JCU's chilled-water storage system - a long-term success story - Gregg Zonneveld

Gregg Zonneveld (JCU Estate Office) concluded the presentations with a detailed case study of JCU’s central energy plant and 12-megalitre chilled-water thermal storage system, operational since 2009. Designed to flatten peak daytime electrical demand and protect high-voltage feeders, the system charges at night (and increasingly during shoulder periods) using large chillers at high coefficient of performance (typically 7-7.5), then supplies campuses in Townsville and Cairns during the day. Despite changes in electricity tariffs, the approach continues to deliver substantial carbon savings (around 13,500 tonnes CO₂ per year initially) by avoiding low-efficiency daytime operation. He highlighted ongoing relevance, water-use challenges in evaporative cooling towers and the value of continuous monitoring and feedback from campus buildings to maintain performance.

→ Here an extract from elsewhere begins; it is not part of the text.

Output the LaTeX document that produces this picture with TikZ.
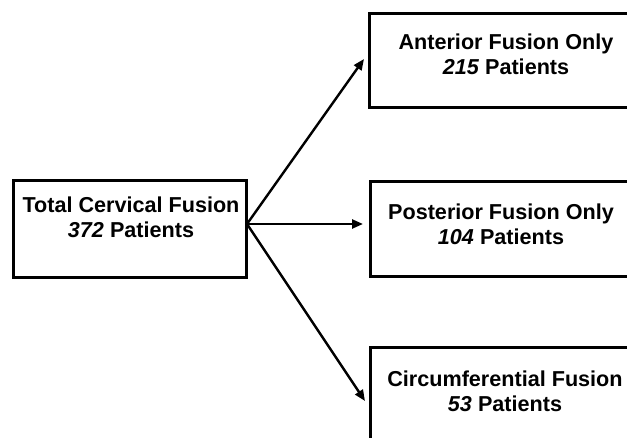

The workshop successfully connected cutting-edge research, industry experience and regional priorities, reinforcing the power of collaboration to drive decarbonisation in construction and building operations. From modular housing and waste-derived materials to advanced thermal storage and system-level efficiency gains, the day showcased ready-to-advance solutions tailored to Northern Australia’s climate and economic context. Participants left with strengthened networks, concrete examples of low-carbon pathways and momentum for joint trials, demonstration projects and applied research partnerships that can scale impact across the region and beyond.